As you all probably found out from reading, he graduated from Columbia University’s library school in 1968, prior to the “digital revolution” /advent of postmodern librarianship, or whatever term we may use for the shift he identifies. However, based on his past work experiences, I think I can begin to see how he made up for what he missed in library school in the 60s. I mean, he had to be in the know—back in 1996, he wrote “guests at postmodern birthday parties watch and comment on the videos shot and shown during the course of the party” (114)!

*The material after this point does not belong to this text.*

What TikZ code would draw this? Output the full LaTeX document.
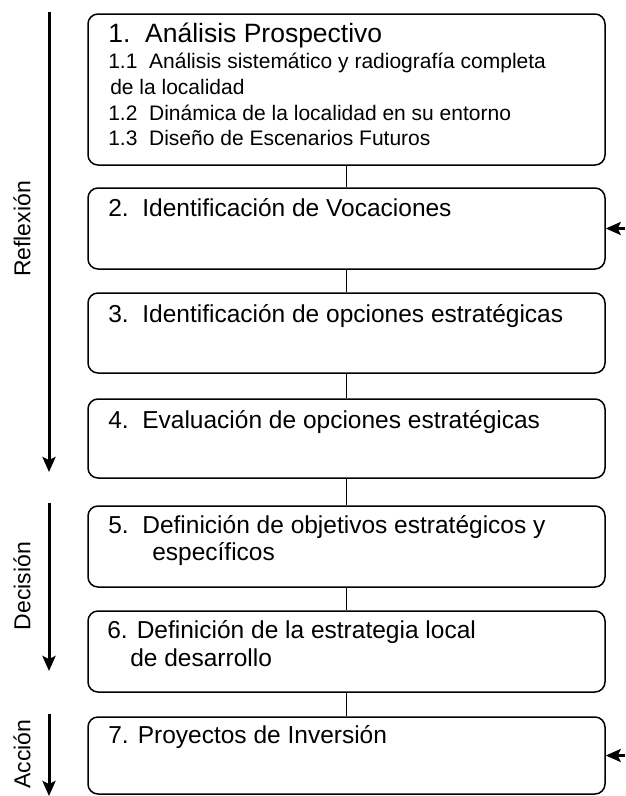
\documentclass[tikz,border=0pt]{standalone}
\usepackage{fontspec}
\setmainfont{Liberation Sans}
\usetikzlibrary{arrows.meta,positioning}

\begin{document}
\begin{tikzpicture}[x=1pt,y=-1pt,>={Stealth[length=15pt,width=13pt,inset=3pt]},semithick]
  \tikzstyle{etapa}=[draw,line width=1.5pt,rounded corners=10pt,
                     minimum width=517pt,inner sep=0pt]
  \tikzstyle{texto}=[anchor=base west,inner sep=0pt,
                     font=\fontsize{24.5}{28}\selectfont]
  \tikzstyle{titulo}=[texto,font=\fontsize{26.5}{30}\selectfont]
  \tikzstyle{subtexto}=[texto,font=\fontsize{21}{24}\selectfont]
  \tikzstyle{lado}=[rotate=90,inner sep=0pt,font=\fontsize{23}{27}\selectfont]
  \tikzstyle{enlace}=[line width=1.3pt]
  \tikzstyle{flecha}=[->,line width=3pt]
  \tikzstyle{entrada}=[->,line width=2.5pt]

  \useasboundingbox (0,0) rectangle (625,796);

  % etapas
  \node[etapa,minimum height=151pt] (e1) at (346.5,89.5)  {};
  \node[etapa,minimum height=81pt]  (e2) at (346.5,228.5) {};
  \node[etapa,minimum height=80pt]  (e3) at (346.5,333)   {};
  \node[etapa,minimum height=79pt]  (e4) at (346.5,438.5) {};
  \node[etapa,minimum height=81pt]  (e5) at (346.5,546.5) {};
  \node[etapa,minimum height=81pt]  (e6) at (346.5,651.5) {};
  \node[etapa,minimum height=77pt]  (e7) at (346.5,755.5) {};

  % textos
  \node[titulo]   (t1)  at (108,42)  {1.\ \ Análisis Prospectivo};
  \node[subtexto] (t11) at (108,68)  {1.1\ \ Análisis sistemático y radiografía completa};
  \node[subtexto] (t1b) at (110,94)  {de la localidad};
  \node[subtexto] (t12) at (108,120) {1.2\ \ Dinámica de la localidad en su entorno};
  \node[subtexto] (t13) at (108,145) {1.3\ \ Diseño de Escenarios Futuros};
  \node[texto] (t2)  at (108,216) {2.\ \ Identificación de Vocaciones};
  \node[texto] (t3)  at (108,322) {3.\ \ Identificación de opciones estratégicas};
  \node[texto] (t4)  at (108,428) {4.\ \ Evaluación de opciones estratégicas};
  \node[texto] (t5)  at (108,533) {5.\ \ Definición de objetivos estratégicos y};
  \node[texto] (t5b) at (152,560) {específicos};
  \node[texto] (t6)  at (107,638) {6. Definición de la estrategia local};
  \node[texto] (t6b) at (130,666) {de desarrollo};
  \node[texto] (t7)  at (108,743) {7. Proyectos de Inversión};

  % enlaces
  \draw[enlace] (e1) -- (e2);
  \draw[enlace] (e2) -- (e3);
  \draw[enlace] (e3) -- (e4);
  \draw[enlace] (e4) -- (e5);
  \draw[enlace] (e5) -- (e6);
  \draw[enlace] (e6) -- (e7);

  % fases
  \coordinate (r0) at (49,12);
  \coordinate (r1) at (49,472);
  \coordinate (d0) at (49,503);
  \coordinate (d1) at (49,671);
  \coordinate (a0) at (49,714);
  \coordinate (a1) at (49,796);
  \draw[flecha] (r0) -- (r1);
  \draw[flecha] (d0) -- (d1);
  \draw[flecha] (a0) -- (a1);
  \node[lado] (reflexion) at (22,229) {Reflexión};
  \node[lado] (decision)  at (22,586) {Decisión};
  \node[lado] (accion)    at (22,754) {Acción};

  % entradas
  \coordinate (v2) at (625,228.5);
  \coordinate (v7) at (625,755.5);
  \draw[entrada] (v2) -- (e2);
  \draw[entrada] (v7) -- (e7);
\end{tikzpicture}
\end{document}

I went to a birthday party in 1996, and nobody had a camera or made comments on videos, but that’s certainly what happens in 2013.
Besides working at several public and academic libraries, Young has served as a film-library specialist for the US Army; he received awards for heading a special library in Chu Chi, Vietnam; he helped work on the Library of Congress’s MARC program in the mid 80s (MARC stands for MAchine Readable Cataloging); he directed Faxon Academic Information Services for Faxon, Inc. and founded the Faxon Institute for Advanced Studies in Scholarly and Scientific Communications, where he “organized a program for the Society of Scholarly Information on Knowledge for Sale which reviewed the impact of digital technology on research publishing and academic libraries” (from Young’s LinkedIn profile); he served as president of the Chinese American Librarians Association (CALA) from 1989-90.
Most of his positions he held for about 2 years; the longest position on his LinkedIn profile he held for 7 years (which was the Executive Director position he held in 1996). Basically, Peter R. Young has seen libraries and librarianship from many angles.
|Library of Congress Reading Room|
By the way, the Library of Congress would like to inform you that the US Library of Congress “is the world’s preeminent reservoir of knowledge, providing unparalleled integrated resources to Congress and the American people” (from the press release cited earlier).